# Nexus 3 speed hub question



## Wrath of Kyle (Jun 12, 2006)

So, I have my 3 speed hub all built up and I have a few miles on it. I quite like it so far, and I plan on it being my touring and commuting bike. My question is, when in top gear the hub makes a clicking noise. Can anyhone else with the hub let me know if this is normal? 

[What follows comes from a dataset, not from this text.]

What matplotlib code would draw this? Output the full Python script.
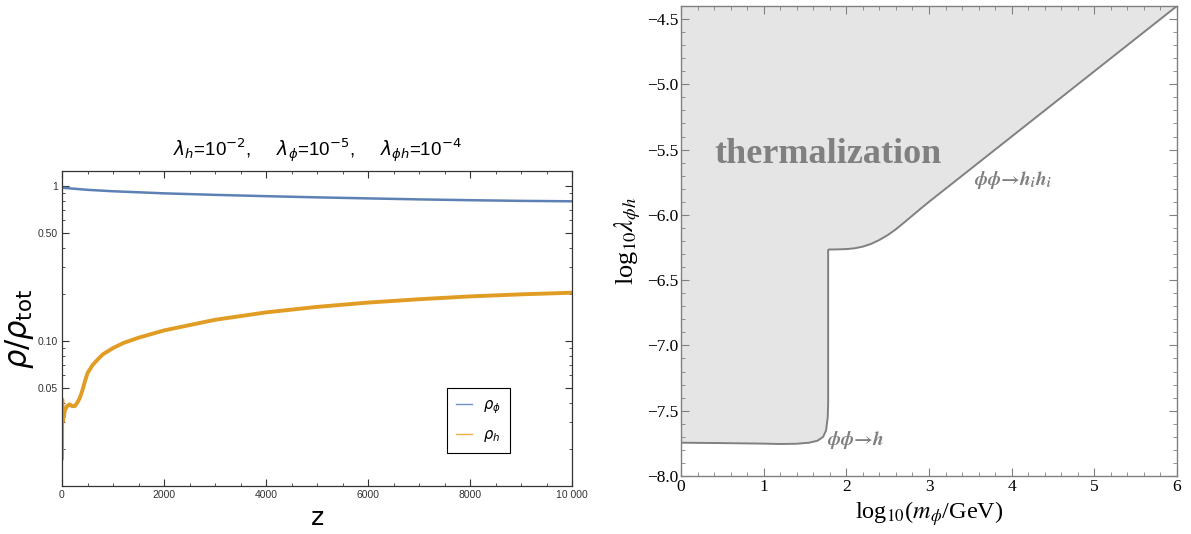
import numpy as np
import matplotlib
matplotlib.use("Agg")
import matplotlib.pyplot as plt
from matplotlib.lines import Line2D
from matplotlib.ticker import (FixedLocator, MultipleLocator, NullFormatter,
                               FixedFormatter, FuncFormatter)

# bold-italic serif for the process labels (custom math font set)
plt.rcParams["mathtext.it"] = "STIXGeneral:italic:bold"
plt.rcParams["mathtext.rm"] = "STIXGeneral:bold"
plt.rcParams["mathtext.fallback"] = "stix"

# =====================================================
# Data: left panel (energy fractions vs z)
# =====================================================
z_h = [0, 5, 10, 20, 30, 60, 100, 150, 200, 250, 300, 350, 400, 450, 500,
       600, 700, 800, 1000, 1200, 1500, 2000, 3000, 4000, 5000, 6000,
       7000, 8000, 9000, 10000]
rho_h = [0.017, 0.042, 0.030, 0.034, 0.032, 0.036, 0.038, 0.039, 0.038,
         0.038, 0.040, 0.043, 0.048, 0.055, 0.062, 0.070, 0.076, 0.082,
         0.090, 0.097, 0.105, 0.117, 0.137, 0.153, 0.166, 0.177, 0.186,
         0.194, 0.200, 0.205]

z_phi = [0, 500, 1000, 2000, 3000, 4000, 5000, 6000, 7000, 8000, 9000, 10000]
rho_phi = [0.975, 0.945, 0.925, 0.897, 0.877, 0.860, 0.845, 0.832, 0.820,
           0.810, 0.802, 0.797]

# =====================================================
# Data: right panel (thermalization boundary)
# =====================================================
log_m = [0.0, 0.5, 1.0, 1.2, 1.4, 1.55, 1.65, 1.72, 1.755, 1.775, 1.78,
         1.78, 1.79, 1.85, 2.0, 2.1, 2.2, 2.3, 2.4, 2.5, 2.6, 2.7, 2.8,
         2.9, 3.0, 4.0, 5.0, 6.0]
log_lam = [-7.745, -7.748, -7.752, -7.755, -7.753, -7.745, -7.73, -7.70,
           -7.65, -7.55, -7.45, -6.27, -6.265, -6.265, -6.262, -6.256,
           -6.243, -6.222, -6.192, -6.155, -6.11, -6.058, -6.005, -5.952,
           -5.90, -5.40, -4.90, -4.40]

blue = "#5E81B5"
orange = "#E19C24"
gray = "#808080"

fig = plt.figure(figsize=(11.91, 5.34), dpi=100)

# =====================================================
# Left panel
# =====================================================
ax1 = fig.add_axes([62 / 1191, 1 - 486 / 534, 510 / 1191, 315 / 534])
ax1.plot(z_phi, rho_phi, color=blue, lw=1.8, solid_capstyle="butt")
ax1.plot(z_h, rho_h, color=orange, lw=2.8, solid_capstyle="butt")
ax1.set_yscale("log")
ax1.set_xlim(0, 10000)
ax1.set_ylim(0.0116, 1.25)

ax1.yaxis.set_major_locator(FixedLocator([0.05, 0.1, 0.5, 1.0]))
ax1.yaxis.set_major_formatter(FixedFormatter(["0.05", "0.10", "0.50", "1"]))
minor_y = [0.02, 0.03, 0.04, 0.06, 0.07, 0.08, 0.09, 0.2, 0.3, 0.4,
           0.6, 0.7, 0.8, 0.9]
ax1.yaxis.set_minor_locator(FixedLocator(minor_y))
ax1.yaxis.set_minor_formatter(NullFormatter())
ax1.xaxis.set_minor_locator(MultipleLocator(500))
ax1.set_xticks([0, 2000, 4000, 6000, 8000, 10000])
ax1.set_xticklabels(["0", "2000", "4000", "6000", "8000", "10 000"])

for s in ax1.spines.values():
    s.set_color("#333333")
    s.set_linewidth(0.9)
ax1.tick_params(which="both", direction="in", top=True, right=True,
                colors="#333333", labelsize=7.5, pad=3,
                labelcolor="#333333")
ax1.tick_params(which="major", length=5, width=0.8)
ax1.tick_params(which="minor", length=2.5, width=0.6)
for lab in ax1.get_xticklabels() + ax1.get_yticklabels():
    lab.set_family("Liberation Sans")

ax1.set_xlabel("z", fontsize=18, family="DejaVu Sans", labelpad=4)
ax1.set_ylabel(r"$\rho/\rho_{\mathrm{tot}}$", fontsize=22, labelpad=1)

ax1.text(0.5, 1.044,
         r"$\lambda_h$=10$^{-2}$,     $\lambda_\phi$=10$^{-5}$,     "
         r"$\lambda_{\phi h}$=10$^{-4}$",
         transform=ax1.transAxes, ha="center", va="baseline",
         fontsize=13.5, family="Liberation Sans")

handles = [Line2D([], [], color="#6F92C8", lw=1.0),
           Line2D([], [], color="#EDB04A", lw=1.0)]
leg = ax1.legend(handles, [r"$\rho_\phi$", r"$\rho_h$"], loc="lower right",
                 bbox_to_anchor=(0.878, 0.105), borderaxespad=0,
                 fontsize=10.5, fancybox=False, framealpha=1,
                 edgecolor="black", handlelength=1.1, handletextpad=0.8,
                 borderpad=0.6, labelspacing=0.8)
leg.get_frame().set_linewidth(0.8)

# =====================================================
# Right panel
# =====================================================
ax2 = fig.add_axes([681 / 1191, 1 - 476 / 534, 496 / 1191, 470 / 534])
top = -4.4
ax2.fill(list(log_m) + [6.0, 0.0], list(log_lam) + [top, top],
         color="#e5e5e5", lw=0)
ax2.plot(log_m, log_lam, color=gray, lw=1.4)
ax2.set_xlim(0, 6)
ax2.set_ylim(-8.0, top)

ax2.xaxis.set_major_locator(MultipleLocator(1))
ax2.xaxis.set_minor_locator(MultipleLocator(0.2))
ax2.yaxis.set_major_locator(MultipleLocator(0.5))
ax2.yaxis.set_minor_locator(MultipleLocator(0.1))
ax2.yaxis.set_major_formatter(FuncFormatter(
    lambda v, p: ("\u2212%.1f" % abs(v)) if v < 0 else "%.1f" % v))
ax2.xaxis.set_major_formatter(FuncFormatter(lambda v, p: "%d" % round(v)))

for s in ax2.spines.values():
    s.set_color(gray)
    s.set_linewidth(1.0)
ax2.tick_params(which="both", direction="in", top=True, right=True,
                colors=gray, labelcolor="black", labelsize=12.5, pad=2)
ax2.tick_params(which="major", length=6, width=0.8)
ax2.tick_params(which="minor", length=3, width=0.6)
for lab in ax2.get_xticklabels() + ax2.get_yticklabels():
    lab.set_family("Liberation Serif")

ax2.set_xlabel(r"log$_{10}$($m_\phi$/GeV)", fontsize=17.5,
               family="Liberation Serif", math_fontfamily="stix", labelpad=3)
ax2.set_ylabel(r"log$_{10}\lambda_{\phi h}$", fontsize=19,
               family="Liberation Serif", math_fontfamily="stix", labelpad=3)

ax2.text(1.78, -5.60, "thermalization", ha="center", va="baseline",
         fontsize=26, fontweight="bold", family="Liberation Serif",
         color=gray)
ax2.text(1.77, -7.76, "\u03d5\u03d5$\u2192$h", ha="left", va="baseline",
         fontsize=14, color=gray, family="STIXGeneral",
         fontweight="bold", fontstyle="italic", math_fontfamily="custom")
ax2.text(3.55, -5.77, "\u03d5\u03d5$\u2192$h$_i$h$_i$", ha="left",
         va="baseline", fontsize=14, color=gray, family="STIXGeneral",
         fontweight="bold", fontstyle="italic", math_fontfamily="custom")

fig.savefig("out.png", dpi=100)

It does say silent clutch on it...


----------



## john_dalhart (Nov 6, 2009)

Only the final drive ratchet was replaced by a roller (silent) clutch. In 3rd, the high gear overruns the normal (2nd, direct drive) gear's ratchet and there will be clicking.

jd


----------



## redline09 (Jul 21, 2011)

I have a SRAM I-3 that also makes the same noise, and it seems to be normal.
I have a Nexus 7, on a folder bike, that is quieter.


----------



## dilelladesigns (Jan 19, 2011)

*Shifter options*

been riding mine for 2 years now. no problems. (6 hour cross coutry rides to downhill runs) Prototype shifter option as well. Let me know what you think and if you have any questions


----------



## Wrath of Kyle (Jun 12, 2006)

This is all good to know, I have about 100 miles on the hub so far. I'll post my glorious review soon.


----------



## Wrath of Kyle (Jun 12, 2006)

And I'm almost to a whopping ten posts!!! Pictures soon!!!


----------